╭──
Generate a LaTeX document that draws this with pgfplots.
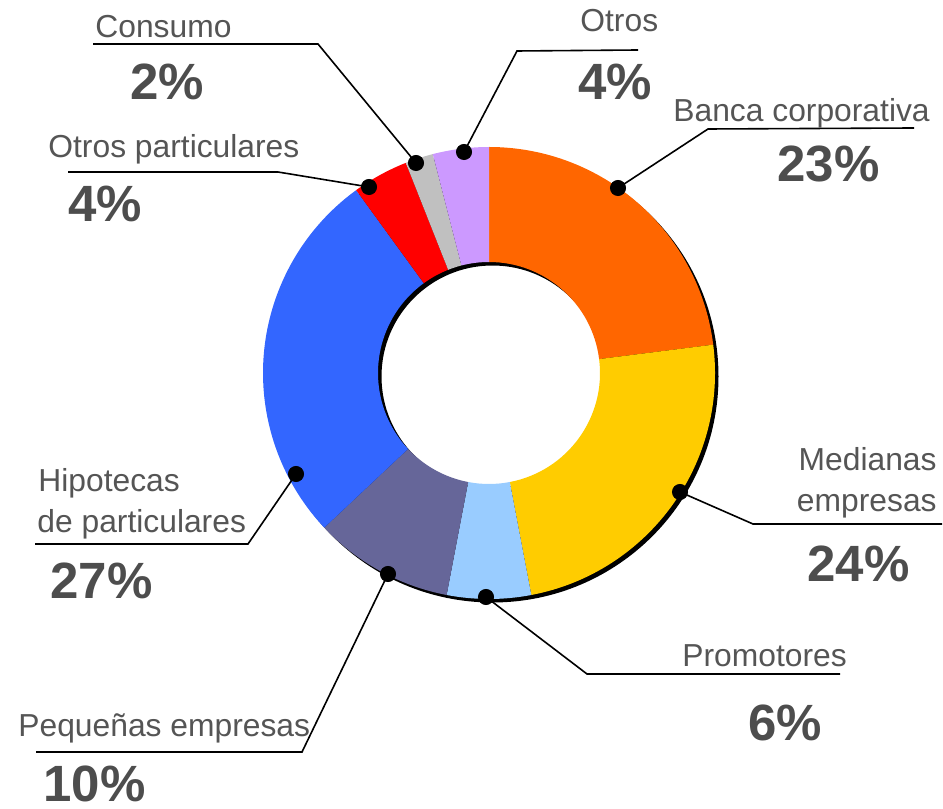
╰──
╭──
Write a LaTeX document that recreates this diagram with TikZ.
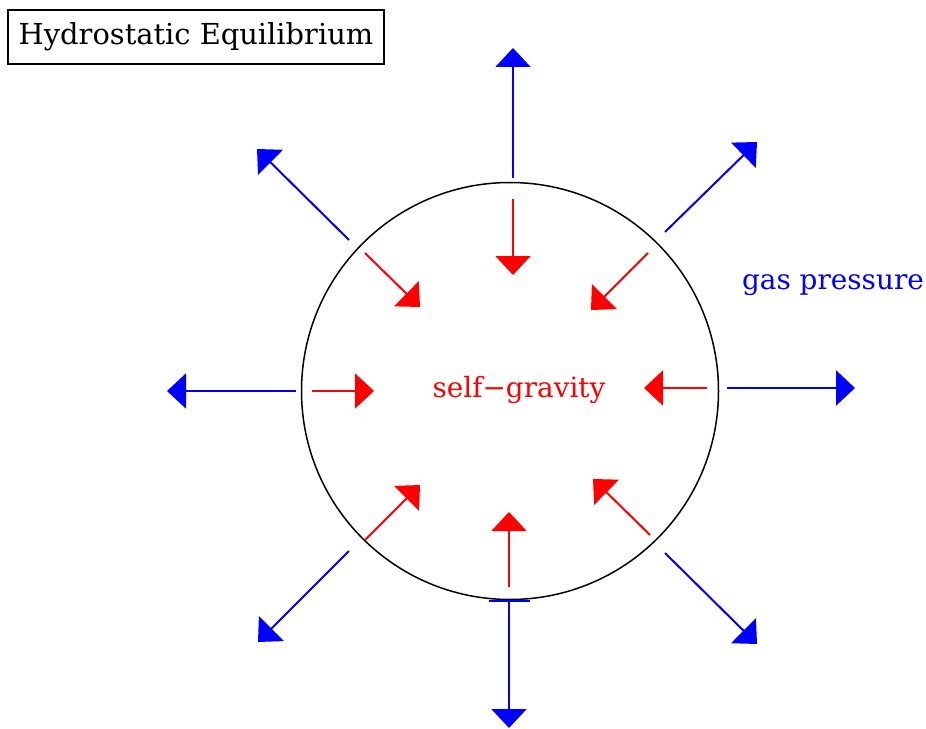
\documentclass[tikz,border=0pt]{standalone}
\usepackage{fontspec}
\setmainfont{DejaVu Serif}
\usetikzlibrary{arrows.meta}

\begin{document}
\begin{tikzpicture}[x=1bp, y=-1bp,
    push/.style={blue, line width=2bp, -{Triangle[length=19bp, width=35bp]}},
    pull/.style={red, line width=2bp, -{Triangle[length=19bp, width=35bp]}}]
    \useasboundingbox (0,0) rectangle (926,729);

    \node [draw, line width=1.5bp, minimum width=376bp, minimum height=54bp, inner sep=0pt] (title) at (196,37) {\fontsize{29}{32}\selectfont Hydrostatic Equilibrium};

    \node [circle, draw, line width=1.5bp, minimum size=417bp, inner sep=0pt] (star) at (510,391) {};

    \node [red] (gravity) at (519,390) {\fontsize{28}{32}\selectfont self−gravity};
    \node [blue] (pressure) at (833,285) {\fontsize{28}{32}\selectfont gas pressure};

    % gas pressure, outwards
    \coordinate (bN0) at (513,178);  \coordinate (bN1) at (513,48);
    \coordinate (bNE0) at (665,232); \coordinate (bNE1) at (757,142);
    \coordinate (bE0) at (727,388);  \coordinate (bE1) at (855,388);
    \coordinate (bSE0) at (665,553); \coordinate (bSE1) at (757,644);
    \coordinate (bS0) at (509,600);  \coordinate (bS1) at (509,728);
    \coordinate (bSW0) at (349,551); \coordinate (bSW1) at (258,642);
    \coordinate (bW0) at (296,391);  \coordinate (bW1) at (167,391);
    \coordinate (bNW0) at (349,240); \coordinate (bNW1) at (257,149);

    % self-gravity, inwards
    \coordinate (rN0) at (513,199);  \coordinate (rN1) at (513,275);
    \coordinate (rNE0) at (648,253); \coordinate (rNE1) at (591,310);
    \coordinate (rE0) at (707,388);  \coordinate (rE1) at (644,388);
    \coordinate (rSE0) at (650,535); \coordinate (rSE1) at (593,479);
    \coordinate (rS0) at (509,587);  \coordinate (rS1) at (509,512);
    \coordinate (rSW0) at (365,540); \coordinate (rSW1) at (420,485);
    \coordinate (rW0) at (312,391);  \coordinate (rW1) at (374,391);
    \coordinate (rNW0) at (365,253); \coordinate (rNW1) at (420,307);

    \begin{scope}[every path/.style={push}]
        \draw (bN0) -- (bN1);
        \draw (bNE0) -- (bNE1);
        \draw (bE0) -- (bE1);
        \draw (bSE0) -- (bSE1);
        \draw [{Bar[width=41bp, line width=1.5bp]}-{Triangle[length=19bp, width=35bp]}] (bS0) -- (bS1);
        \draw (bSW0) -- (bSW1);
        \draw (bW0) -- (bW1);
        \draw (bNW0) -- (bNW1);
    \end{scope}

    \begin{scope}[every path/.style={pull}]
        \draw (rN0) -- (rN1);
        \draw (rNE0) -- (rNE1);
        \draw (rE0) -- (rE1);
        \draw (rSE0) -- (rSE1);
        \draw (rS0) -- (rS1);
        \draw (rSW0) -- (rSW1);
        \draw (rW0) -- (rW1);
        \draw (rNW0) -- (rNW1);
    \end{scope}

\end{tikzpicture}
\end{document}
╰──
_Aim_. The lines you need run from the one containing "Write a LaTeX" down to the one containing "[circle, draw, line"; print them exactly, both ends included, and leave out pictures.

_Answer in full_.
Write a LaTeX document that recreates this diagram with TikZ.
\documentclass[tikz,border=0pt]{standalone}
\usepackage{fontspec}
\setmainfont{DejaVu Serif}
\usetikzlibrary{arrows.meta}

\begin{document}
\begin{tikzpicture}[x=1bp, y=-1bp,
    push/.style={blue, line width=2bp, -{Triangle[length=19bp, width=35bp]}},
    pull/.style={red, line width=2bp, -{Triangle[length=19bp, width=35bp]}}]
    \useasboundingbox (0,0) rectangle (926,729);

    \node [draw, line width=1.5bp, minimum width=376bp, minimum height=54bp, inner sep=0pt] (title) at (196,37) {\fontsize{29}{32}\selectfont Hydrostatic Equilibrium};

    \node [circle, draw, line width=1.5bp, minimum size=417bp, inner sep=0pt] (star) at (510,391) {};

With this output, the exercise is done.